ValueError – If operator is not ‘or’ or ‘and’, or if output_names length doesn’t match columns.

Examples

>>> import polars as pl
>>> R = pl.DataFrame({
...     "rule_A": [True, False, True],
...     "rule_B": [False, True, True],
...     "rule_C": [True, True, False],
... })
>>> combine_rules_cumulative(R, operator="or")
# Column 1: rule_A | ...; Column 2: rule_A | rule_B | ...; Column 3: all three
>>> combine_rules_cumulative(R, operator="and", output_names=["step1", "step2", "step3"])
# Named columns, each True only if all rules up to that position are True

combine_rules_greedy#

iguanas.rule_combination.combine_rules_greedy(R: polars.DataFrame, y: polars.Series, metric: str = 'f1', max_rules: int = 5, operator: str = 'or', weights: polars.Series | None = None, min_improvement: float = 0.0) polars.DataFrame[source]#

Greedily select rules that maximize a performance metric.

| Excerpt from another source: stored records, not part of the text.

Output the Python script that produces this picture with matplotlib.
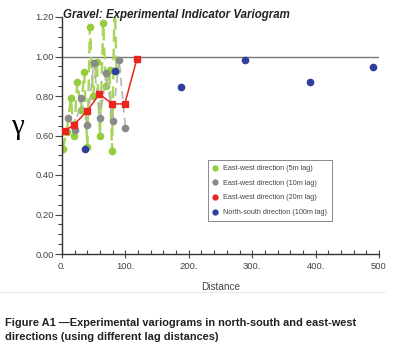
import matplotlib
matplotlib.use("Agg")
import matplotlib.pyplot as plt
from matplotlib.ticker import MultipleLocator, FixedLocator
from matplotlib.lines import Line2D

# Data
ew5_x = [1, 7.5, 14, 19, 24, 30, 35, 40, 44, 49, 55, 60, 65, 69, 75, 79, 83, 86]
ew5_y = [0.53, 0.62, 0.79, 0.60, 0.87, 0.73, 0.92, 0.54, 1.15, 0.80, 0.97, 0.60, 1.17, 0.85, 0.93, 0.52, 1.30, 0.93]
ew10_x = [10, 20, 30, 40, 50, 60, 70, 80, 90, 100]
ew10_y = [0.69, 0.63, 0.79, 0.655, 0.965, 0.69, 0.915, 0.675, 0.98, 0.64]
ew20_x = [5, 19, 40, 59, 79, 99, 118]
ew20_y = [0.625, 0.655, 0.725, 0.81, 0.76, 0.76, 0.985]
ns100_x = [37, 84, 187, 289, 391, 491]
ns100_y = [0.53, 0.925, 0.845, 0.98, 0.87, 0.945]
x_ticks = [0, 100, 200, 300, 400, 500]
x_tick_labels = ["0.", "100.", "200.", "300.", "400.", "500"]
y_ticks = [0.0, 0.2, 0.4, 0.6, 0.8, 1.0, 1.2]
y_tick_labels = ["0.00", "0.20", "0.40", "0.60", "0.80", "1.00", "1.20"]
legend_labels = ["East-west direction (5m lag)", "East-west direction (10m lag)",
                 "East-west direction (20m lag)", "North-south direction (100m lag)"]
title = "Gravel: Experimental Indicator Variogram"
caption = ("Figure A1 \u2014Experimental variograms in north-south and east-west\n"
           "directions (using different lag distances)")

c_green = "#94cc3e"
c_gray = "#8a8a8a"
c_red = "#e8261f"
c_blue = "#2e3f9e"

fig = plt.figure(figsize=(3.94, 3.56), dpi=100)
ax = fig.add_axes([62/394, 1-254/356, (379-62)/394, (254-17)/356])
ax.set_xlim(0, 500)
ax.set_ylim(0, 1.2)

ax.axhline(1.0, color="#777777", lw=1.0, zorder=1)

ax.plot(ew5_x, ew5_y, color="#a8d45a", lw=1.7, ls=(0, (5, 3)), marker="o", ms=4.5,
        mec=c_green, mfc=c_green, zorder=2)
ax.plot(ew10_x, ew10_y, color="#b5b5b5", lw=1.2, ls=(0, (5, 3)), marker="o", ms=4.5,
        mec=c_gray, mfc=c_gray, zorder=3)
ax.plot(ew20_x, ew20_y, color=c_red, lw=1.1, marker="s", ms=4.2,
        mec=c_red, mfc=c_red, zorder=4)
ax.plot(ns100_x, ns100_y, ls="none", marker="o", ms=4.5,
        mec=c_blue, mfc=c_blue, zorder=5)

for s in ["top", "right"]:
    ax.spines[s].set_visible(False)
for s in ["left", "bottom"]:
    ax.spines[s].set_color("#333333")
    ax.spines[s].set_linewidth(1.0)

ax.xaxis.set_major_locator(FixedLocator(x_ticks))
ax.set_xticklabels(x_tick_labels)
ax.xaxis.set_minor_locator(MultipleLocator(20))
ax.yaxis.set_major_locator(FixedLocator(y_ticks))
ax.set_yticklabels(y_tick_labels)
ax.yaxis.set_minor_locator(MultipleLocator(0.05))

ax.tick_params(axis="x", which="major", direction="inout", length=6, width=0.8,
               labelsize=6.8, colors="#444444", pad=3)
ax.tick_params(axis="x", which="minor", direction="in", length=3, width=0.8, colors="#444444")
ax.tick_params(axis="y", which="major", direction="out", length=5, width=0.8,
               labelsize=6.8, colors="#444444", pad=1)
ax.tick_params(axis="y", which="minor", direction="out", length=3, width=0.8, colors="#444444")
for lab in ax.get_xticklabels() + ax.get_yticklabels():
    lab.set_family("Liberation Sans")

ax.set_xlabel("Distance", fontsize=7.2, color="#444444", labelpad=8,
              family="Liberation Sans")
fig.text(17/394, 1-127/356, "\u03b3", fontsize=21, family="Liberation Serif",
         ha="center", va="center")

fig.text(63/394, 1-15/356, title, fontsize=8.3, fontweight="bold", fontstyle="italic",
         family="Liberation Sans", ha="left", va="center", color="#222222")

colors = [c_green, c_gray, c_red, c_blue]
handles = [Line2D([], [], ls="none", marker="o", ms=3.5, mfc=c, mec=c) for c in colors]
leg = ax.legend(handles, legend_labels, loc="upper left",
                bbox_to_anchor=((208-62)/317, (254-160)/237),
                prop={"family": "Liberation Sans", "size": 5.2},
                frameon=True, fancybox=False, edgecolor="#555555",
                handlelength=0.6, handletextpad=0.8, borderpad=0.7, labelspacing=1.05,
                borderaxespad=0)
leg.get_frame().set_linewidth(0.6)
for t in leg.get_texts():
    t.set_color("#444444")

fig.add_artist(Line2D([0, 385/394], [1-292/356, 1-292/356], color="#ececec", lw=0.8))
fig.text(5/394, 1-330/356, caption, fontsize=7.9, fontweight="bold",
         family="Liberation Sans", ha="left", va="center", linespacing=1.45,
         color="#222222")

fig.savefig("out.png", dpi=100)
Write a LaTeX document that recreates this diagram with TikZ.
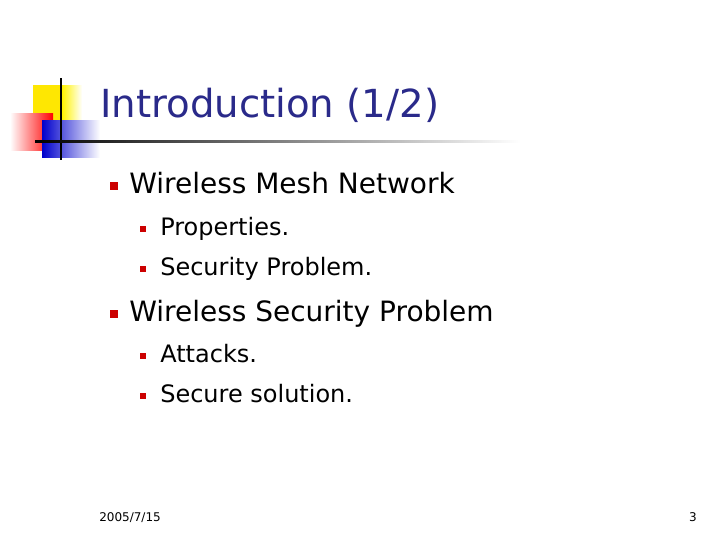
\documentclass[tikz,border=0pt]{standalone}
\usepackage{fontspec}
\setmainfont{DejaVu Sans}
\definecolor{navy}{HTML}{2A2A8A}
\definecolor{bred}{HTML}{CC0000}
\begin{document}
\begin{tikzpicture}[x=0.75pt,y=-0.75pt,
  t1/.style={anchor=base west,inner sep=0,font=\fontsize{21}{24}\selectfont},
  t2/.style={anchor=base west,inner sep=0,font=\fontsize{18}{21}\selectfont},
  b1/.style={fill=bred,inner sep=0,minimum size=6pt},
  b2/.style={fill=bred,inner sep=0,minimum size=5pt}]
\path[use as bounding box,fill=white] (0,0) rectangle (720,540);
\fill[yellow!90!orange] (33,85) rectangle (62,122);
\shade[left color=yellow!90!orange,right color=white] (62,85) rectangle (82,122);
\shade[left color=white,right color=red] (10,113) rectangle (53,150);
\shade[left color=blue!80!black,right color=white] (42,120) rectangle (100,157);
\draw[line width=1.5pt] (61,78) -- (61,160);
\shade[left color=black,right color=white] (35,140) rectangle (520,142.5);
\node[anchor=base west,inner sep=0,text=navy,font=\fontsize{29}{34}\selectfont] (title) at (100,117) {Introduction (1/2)};
\node[b1] (p1) at (114,186) {};
\node[t1] (l1) at (129,193) {Wireless Mesh Network};
\node[b2] (p2) at (143,229) {};
\node[t2] (l2) at (160,235) {Properties.};
\node[b2] (p3) at (143,269) {};
\node[t2] (l3) at (160,275) {Security Problem.};
\node[b1] (p4) at (114,314) {};
\node[t1] (l4) at (129,321) {Wireless Security Problem};
\node[b2] (p5) at (143,356) {};
\node[t2] (l5) at (160,362) {Attacks.};
\node[b2] (p6) at (143,396) {};
\node[t2] (l6) at (160,402) {Secure solution.};
\node[anchor=base west,inner sep=0,font=\fontsize{9}{11}\selectfont] (date) at (99,521) {2005/7/15};
\node[anchor=base east,inner sep=0,font=\fontsize{9}{11}\selectfont] (pg) at (697,521) {3};
\end{tikzpicture}
\end{document}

Starts with the best single rule, then iteratively adds rules that provide the largest metric improvement. Stops when no rule improves the metric by at least min_improvement or when max_rules is reached.

Parameters:
  • R (pl.DataFrame) – DataFrame containing boolean rule columns. All columns will be used as candidate rules.

  • y (pl.Series) – Boolean target series indicating true labels.

  • metric (str, default="f1") – Performance metric to optimize. Must be a column name produced by compute_metrics (e.g., “f1”, “accuracy”, “precision”, “recall”).

  • max_rules (int, default=5) – Maximum number of rules to select.

  • operator (str, default="or") – Boolean operator for combining rules: ‘or’ or ‘and’.

  • weights (pl.Series | None, default=None) – Optional sample weights for weighted metric computation.

  • min_improvement (float, default=0.0) – Minimum metric improvement required to add a new rule.

Returns:

DataFrame with single column containing the combined rule. Column name reflects the selected rules using the operator.

Return type:

pl.DataFrame

Examples

>>> import polars as pl
>>> R = pl.DataFrame({"rule_A": [True, False, True],
...                   "rule_B": [False, True, True],
...                   "rule_C": [True, True, False]})
>>> y = pl.Series([True, True, False])
>>> result_R = combine_rules_greedy(
...     R, y, metric="f1", max_rules=2
... )
>>> print(result_R.columns)  # e.g., ['(rule_B) | (rule_A)']
Raises:

ValueError – If operator is not ‘or’ or ‘and’, or if metric column not found.

combine_rules_a_star#

iguanas.rule_combination.combine_rules_a_star(R: polars.DataFrame, y: polars.Series, metric: str = 'f1', max_rules: int = 5, operator: str = 'or', weights: polars.Series | None = None, min_improvement: float = 0.0, return_top_k: int = 10) polars.DataFrame[source]#

Find top rule combinations using A* search algorithm.

Uses A* to efficiently explore the space of rule combinations, finding optimal or near-optimal combinations by balancing actual performance (g) with estimated potential (h). More thorough than greedy or beam search when finding the globally best combination is important.

A* Cost Function:
  • g(n): Negative metric value (better metrics = lower cost)

  • h(n): Optimistic estimate of best possible improvement from remaining rules

  • f(n): g(n) + h(n) (total estimated cost)

Parameters:
  • R (pl.DataFrame) – DataFrame containing boolean rule columns. All columns will be used as candidate rules.

  • y (pl.Series) – Boolean target series indicating true labels.

  • metric (str, default="f1") – Performance metric to optimize. Must be a column name produced by compute_metrics (e.g., “f1”, “accuracy”, “precision”, “recall”).

  • max_rules (int, default=5) – Maximum number of rules in a combination.

  • operator (str, default="or") – Boolean operator for combining rules: ‘or’ or ‘and’.

  • weights (pl.Series | None, default=None) – Optional sample weights for weighted metric computation.

  • min_improvement (float, default=0.0) – Minimum metric improvement required over parent combination to expand a node. Acts as a pruning criterion.

  • return_top_k (int, default=10) – Number of top combinations to return. Set to 1 for single best.

Returns:

DataFrame containing columns for the top rule combinations found. Each column represents one combination, with the column name showing the combined rule expression. Ordered by metric value (best first).

Return type:

pl.DataFrame

Examples

>>> import polars as pl
>>> R = pl.DataFrame({"rule_A": [True, False, True],
...                   "rule_B": [False, True, True],
...                   "rule_C": [True, True, False]})
>>> y = pl.Series([True, True, False])
>>> # Find single best combination
>>> best = combine_rules_a_star(R, y, metric="f1", return_top_k=1)
>>> # Find top 5 combinations
>>> top_5 = combine_rules_a_star(R, y, metric="f1", return_top_k=5)
Raises:

ValueError – If operator is not ‘or’ or ‘and’, or if metric column not found.

Notes

A* is guaranteed to find the optimal solution if the heuristic is admissible (never overestimates the true cost). The heuristic used here estimates the best possible improvement from remaining rules, which is optimistic and thus admissible.